Entertainment

Are You Ready For 'Brokeback' Opera?

Let all the "yodelayheehoo" jokes commence immediately, because your favorite love story about homosexuality and repression is coming to the stage. Brokeback Mountain will be performed in Madrid's Teatro Real Opera House starting Jan. 28 and running through Feb. 11. Now, if you are like me and find the concept of a cowboy opera challenging, well, clearly we just don't get it. Annie Proulx, the author of the original short story, has said that doing the story as an opera will "give room, which the short story did not, and which the film was not particularly interested in doing" to the tragic love story of Ennis and Jack.
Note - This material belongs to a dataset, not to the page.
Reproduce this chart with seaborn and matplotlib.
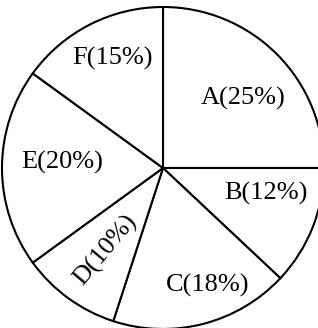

So.... it's gonna be really good? The idea of a story about repressing one's inner homosexuality staged in the most dramatic form of theater with men singing loudly in cowboy outfits seems a little antithetical, but Annie Proulx gets it and she wrote the thing, so let's assume she's in the right.
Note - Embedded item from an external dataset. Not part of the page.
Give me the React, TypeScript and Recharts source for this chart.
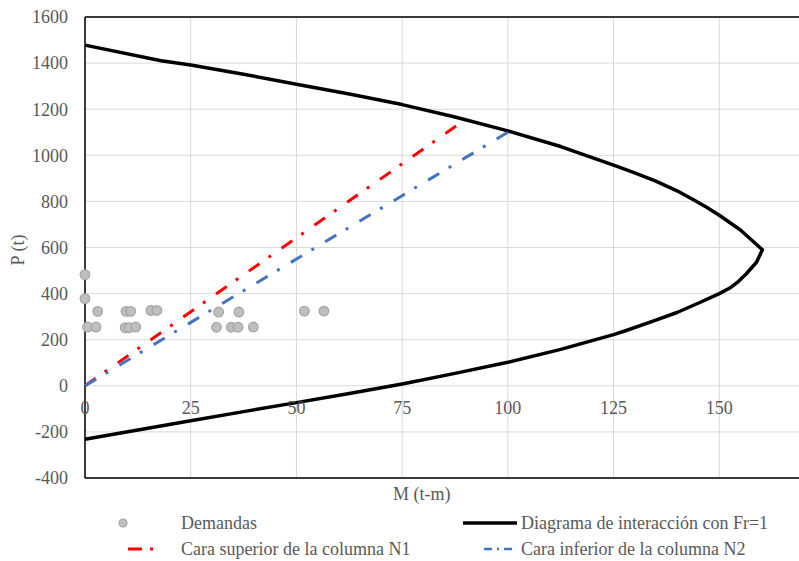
import React from 'react';
import { ComposedChart, Scatter, XAxis, YAxis, CartesianGrid, ReferenceLine } from 'recharts';

// Demandas (M, P)
const demandasM = [0, 0, 3.0, 0.6, 2.6, 9.7, 10.8, 9.5, 10.4, 12.0, 15.6, 17.0, 31.6, 36.4, 31.1, 34.6, 36.2, 39.8, 51.9, 56.5];
const demandasP = [482, 378, 323, 255, 255, 323, 323, 252, 252, 255, 327, 327, 320, 320, 254, 254, 254, 255, 324, 324];

// Diagrama de interacción con Fr=1
const diagramaM = [
  0, 18, 25, 37.5, 50, 62.5, 75, 87.5, 100, 112.5, 125, 130, 135, 140, 144, 147, 150, 155, 160.2,
  158.8, 156.4, 154.5, 152.5, 150, 145, 140, 134, 128, 125, 112.5, 100, 87.5, 75, 62.5, 50, 37.5, 25, 12.5, 0,
];
const diagramaP = [
  1478, 1410, 1392, 1352, 1308, 1266, 1220, 1166, 1106, 1038, 957, 924, 888, 846, 806, 775, 740, 676, 590,
  536, 486, 452, 424, 400, 358, 318, 278, 240, 222, 158, 102, 54, 8, -33, -73, -112, -152, -192, -232,
];

// Cara superior N1 / Cara inferior N2
const caraSupM = [0, 88];
const caraSupP = [0, 1130];
const caraInfM = [0, 100];
const caraInfP = [0, 1100];

const xTicks = [0, 25, 50, 75, 100, 125, 150, 175];
const yTicks = [-400, -200, 0, 200, 400, 600, 800, 1000, 1200, 1400, 1600];

const zip = (xs: number[], ys: number[]) => xs.map((x, i) => ({ x, y: ys[i] }));

const FONT = 'Liberation Serif';
const TOP = 17;
const PLOT_H = 461;
const ZERO_Y = TOP + (1600 / 2000) * PLOT_H;

const XTick = (props: any) => {
  const { x, payload } = props;
  if (payload.value === 175) return <g />;
  return (
    <text x={x} y={ZERO_Y + 22} textAnchor="middle" dominantBaseline="central"
      fill="#595959" fontSize={18} fontFamily={FONT}>
      {payload.value}
    </text>
  );
};

const Dot = (props: any) => (
  <circle cx={props.cx} cy={props.cy} r={4.8} fill="#BFBFBF" stroke="#A6A6A6" strokeWidth={1.3} />
);
const NoDot = () => <g />;

const legendText: React.CSSProperties = {
  position: 'absolute', fontFamily: FONT, fontSize: 18, color: '#595959', lineHeight: '20px', whiteSpace: 'nowrap',
};

const App = () => {
  return (
    <div style={{ position: 'fixed', left: 0, top: 0, width: 799, height: 561, overflow: 'hidden', background: '#fff' }}>
      <ComposedChart width={840} height={561} margin={{ top: TOP, right: 15, bottom: 0, left: 0 }}>
        <CartesianGrid stroke="#D9D9D9" strokeWidth={1} />
        <XAxis type="number" dataKey="x" domain={[0, 175]} ticks={xTicks} height={83}
          axisLine={{ stroke: '#000', strokeWidth: 1.5 }} tickLine={false} tick={<XTick />} interval={0} />
        <YAxis type="number" dataKey="y" domain={[-400, 1600]} ticks={yTicks} width={85} interval={0}
          axisLine={{ stroke: '#000', strokeWidth: 1.5 }} tickLine={false} tickSize={0} tickMargin={17}
          tick={{ fill: '#595959', fontSize: 18, fontFamily: FONT }} />
        <ReferenceLine y={1600} stroke="#000" strokeWidth={1.5} />
        <Scatter name="Diagrama de interacción con Fr=1" data={zip(diagramaM, diagramaP)} isAnimationActive={false}
          line={{ stroke: '#000', strokeWidth: 3.5, strokeLinejoin: 'round' }} lineJointType="linear" shape={NoDot} />
        <Scatter name="Cara superior de la columna N1" data={zip(caraSupM, caraSupP)} isAnimationActive={false}
          line={{ stroke: '#FF0000', strokeWidth: 3, strokeDasharray: '13 11 3 13' }} shape={NoDot} />
        <Scatter name="Cara inferior de la columna N2" data={zip(caraInfM, caraInfP)} isAnimationActive={false}
          line={{ stroke: '#4472C4', strokeWidth: 3, strokeDasharray: '13 11 3 13' }} shape={NoDot} />
        <Scatter name="Demandas" data={zip(demandasM, demandasP)} isAnimationActive={false} shape={Dot} />
      </ComposedChart>

      <div style={{ ...legendText, left: 393, top: 484 }}>M (t-m)</div>
      <div style={{ ...legendText, left: 18, top: 250, transform: 'translate(-50%, -50%) rotate(-90deg)' }}>P (t)</div>

      <svg width={799} height={561} style={{ position: 'absolute', left: 0, top: 0, pointerEvents: 'none' }}>
        <circle cx={123} cy={523} r={4} fill="#BFBFBF" stroke="#A6A6A6" strokeWidth={1.2} />
        <line x1={463} y1={523} x2={517} y2={523} stroke="#000" strokeWidth={3.5} />
        <line x1={128} y1={549} x2={155} y2={549} stroke="#FF0000" strokeWidth={3} strokeDasharray="14 8 3 20" />
        <line x1={484} y1={549} x2={512} y2={549} stroke="#4472C4" strokeWidth={2.5} strokeDasharray="8 5 2 5" />
      </svg>
      <div style={{ ...legendText, left: 181, top: 513 }}>Demandas</div>
      <div style={{ ...legendText, left: 521, top: 513 }}>Diagrama de interacción con Fr=1</div>
      <div style={{ ...legendText, left: 181, top: 539 }}>Cara superior de la columna N1</div>
      <div style={{ ...legendText, left: 521, top: 539 }}>Cara inferior de la columna N2</div>
    </div>
  );
};

export default App;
The fact is that although the idea of a Brokeback Opera is challenging, the beauty of the story and uniqueness of its characters will make for a really revolutionary opera, regardless of how it turns out. I just wonder how the sense of sparseness that is so important in both the short story and the movie will be played out onstage, let alone as opera and also, where exactly is there space in the opera for the hardcore dude-on-dude action that the title evokes?
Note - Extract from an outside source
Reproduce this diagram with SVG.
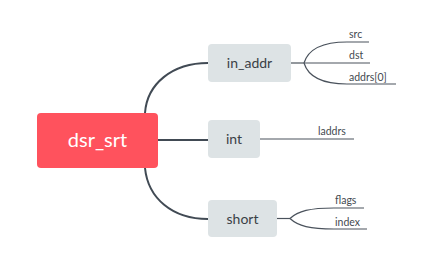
<svg xmlns="http://www.w3.org/2000/svg" width="439" height="255" viewBox="0 0 439 255">
  <style>
    .main { stroke: #414a54; stroke-width: 2; fill: none; stroke-linecap: round; }
    .sub { stroke: #4a525c; stroke-width: 1.2; fill: none; }
    .topic { fill: #dde3e5; }
    .topic-text { font-family: Lato, "Open Sans", sans-serif; font-size: 14px; fill: #3a3f45; text-anchor: middle; }
    .leaf-text { font-family: Lato, "Open Sans", sans-serif; font-size: 10.5px; fill: #444a50; }
  </style>
  <rect width="439" height="255" fill="#ffffff"/>

  <g id="connectors">
    <!-- root to topics -->
    <path class="main" d="M145,113 C147,84 172,63 208,63"/>
    <line class="main" x1="158" y1="140" x2="208" y2="140"/>
    <path class="main" d="M145,168 C148,198 172,219 208,219"/>
    <!-- in_addr branches -->
    <line class="sub" x1="291" y1="63" x2="304" y2="63"/>
    <path class="sub" d="M304,63 C308,50 322,42 347,42 L369,42"/>
    <line class="sub" x1="304" y1="63" x2="370" y2="63"/>
    <path class="sub" d="M304,63 C308,76 322,84 347,84 L396,84"/>
    <!-- int branch -->
    <line class="sub" x1="260" y1="139" x2="354" y2="139"/>
    <!-- short branches -->
    <line class="sub" x1="277" y1="218.5" x2="290" y2="218.5"/>
    <path class="sub" d="M290,218.5 C298,211 310,208 334,208 L364,208"/>
    <path class="sub" d="M290,218.5 C298,226 310,229 334,229 L367,229"/>
  </g>

  <g id="root">
    <rect x="37" y="113" width="121" height="55" rx="4" fill="#ff525d"/>
    <text x="97.5" y="147" font-family="Lato, 'Open Sans', sans-serif" font-size="20" fill="#ffffff" text-anchor="middle">dsr_srt</text>
  </g>

  <g id="in_addr">
    <rect class="topic" x="208" y="44" width="83" height="38" rx="4"/>
    <text class="topic-text" x="249.5" y="68">in_addr</text>
  </g>
  <g id="int">
    <rect class="topic" x="208" y="120" width="52" height="38" rx="4"/>
    <text class="topic-text" x="234" y="144">int</text>
  </g>
  <g id="short">
    <rect class="topic" x="208" y="200" width="69" height="37" rx="4"/>
    <text class="topic-text" x="242.5" y="223.5">short</text>
  </g>

  <g id="leaf-src"><text class="leaf-text" x="349" y="38">src</text></g>
  <g id="leaf-dst"><text class="leaf-text" x="349" y="59">dst</text></g>
  <g id="leaf-addrs"><text class="leaf-text" x="349" y="80.5">addrs[0]</text></g>
  <g id="leaf-laddrs"><text class="leaf-text" x="318" y="135">laddrs</text></g>
  <g id="leaf-flags"><text class="leaf-text" x="335" y="204">flags</text></g>
  <g id="leaf-index"><text class="leaf-text" x="335" y="225.5">index</text></g>
</svg>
I mean, with all due respect to the power of the tale, one expects a little bareback on Brokeback Mountain, and somehow I don't see the audience at the Teatro Real Opera House going in for straight up humping on the mainstage, given the rather aristocratic population that makes up the majority of opera-goers. So although I'm sure the steamier scenes will be handled with the utmost taste and delicacy, there is only so much you can do to obscure the fact that two guys are meant to be bumming each other as an entire audience, made up of an older and more conservative crowd, looks on.

Who knows. The power of the music and its all-star composer Charles Wuorinen might simply break through any barriers the nature of the story presents. However, what we can be sure of is that if ever you needed an excuse to book a last minute flight to Madrid, telling your friends and co-workers that you just had to see the opera adaptation of Brokeback Mountain is as good an excuse as any.